What happens when a group of high school students comes together to discuss issues in their community? Pure magic.

Recently, a group of students from Lincoln High School in Dallas, Texas, huddled into an auditorium for what they thought was an assembly on high school volunteering. Then Monique Coleman, from Disney’s High School Musical, walked out on stage. The group went wild.


She’s an actress and singer, yes. But Monique is also an entrepreneur and philanthropist who cares deeply about today’s youth. And on that day, it was her mission to bring to life the importance of volunteering. The wide-eyed high schoolers listened intently as Monique talked about her childhood and how she got to where she is today. At times, students and I dabbed our eyes.

This motivational speech was only the first part of a half-day WE Volunteer Now Speaking Tour—a traveling workshop meant to inspire youth around the country. After the assembly, students headed to the library for a skill-building activity filled with icebreakers, an action plan, and of course, pizza.

An added bonus? The school received a $250 grant to help the students get their action plan off the ground. Psst … you, too, can sign up to earn your own school grant—check it out here.

Sitting in the library

“From a principal’s perspective, I was like ‘Wow, this is a great use of instructional time.’ The program was set up as a classroom of learning for my students,” said Lincoln High School principal Chanel Howard-Veazy. “Some of the students said ‘thank you, thank you for giving us this opportunity.’”

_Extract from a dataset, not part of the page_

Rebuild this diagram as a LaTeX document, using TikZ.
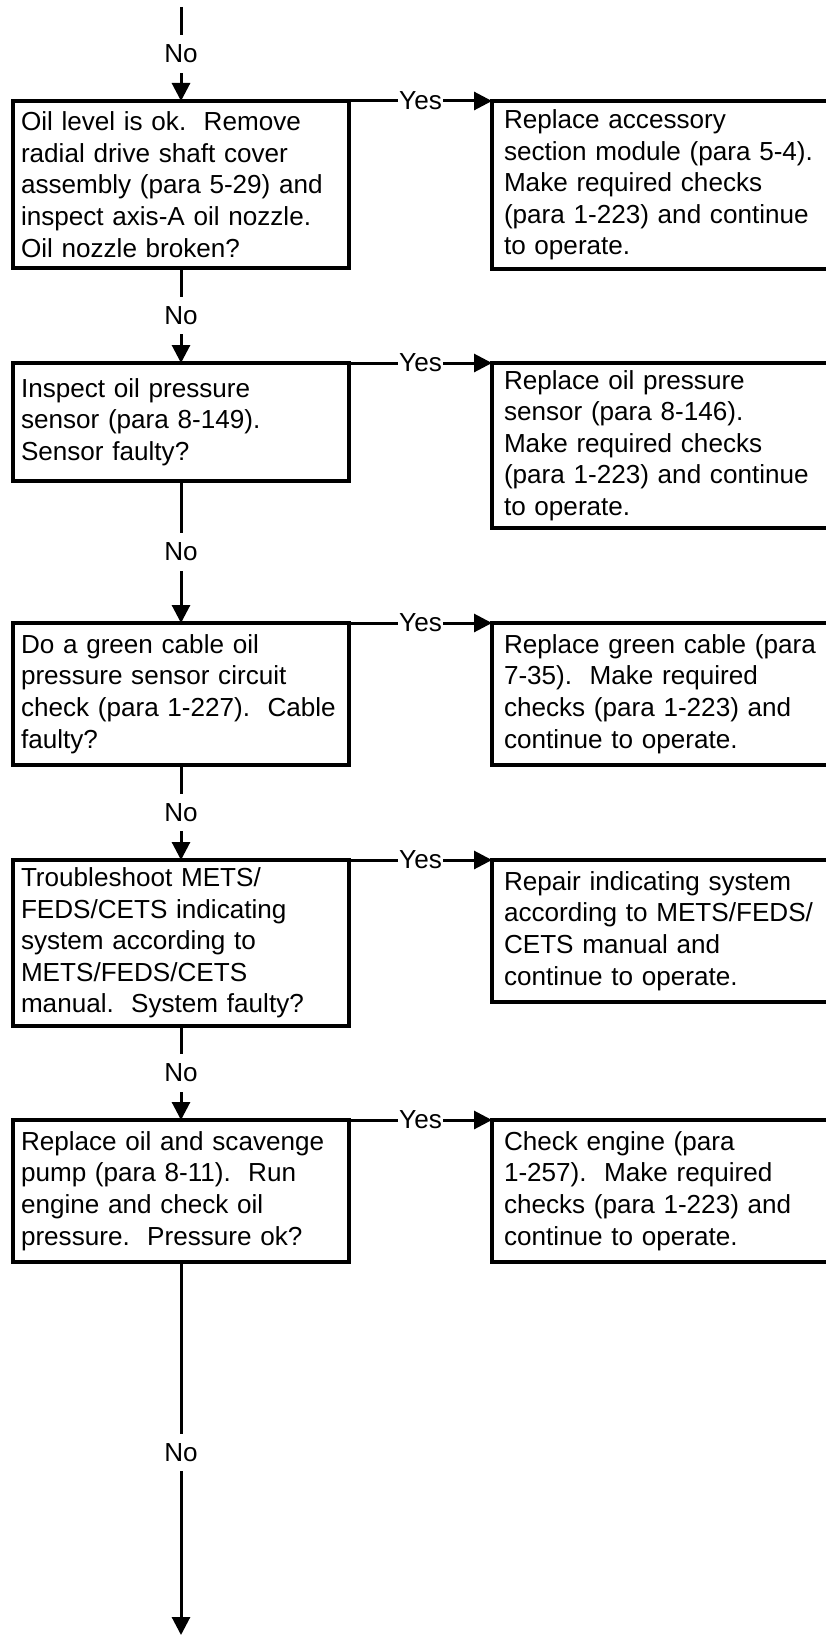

Monique’s one question to the group: What are you passionate about?

The kids rattled off topics—teen suicide rate, police brutality, global warming, racism, ignorance. At the end of the day, the group plan was this:

To address the fact that there is ignorance of each other, and a lack of communication, in their community. The group plans to organize a monthly community gathering that offers activities and creates more dialogue and conversation between people in their school.

Classroom presentation about volunteer ideas

“I’m not the type of person who would just talk to anyone in my surroundings, but from what I’ve learned today, there’s always someone out there who doesn’t have anyone to talk to,” said Vernezia Henderson, a student at Lincoln High School. “You always have someone who is going through the same thing as you. If you let your feelings out, you have somebody who is always going to be beside you.”

High school volunteering can mean so many things. It’s not just about packing food for a shelter or picking up litter in your neighborhood. It can also mean helping others in the community know their worth or spending time with someone in need.

So how do you get something like this started at your own school? Consider using a class period to discuss relevant topics with your kids, like in the video above. If you’re already volunteering or would like to start, sign up to earn a $250 grant to help fund your project.

It’s amazing what youth can do—when we let them.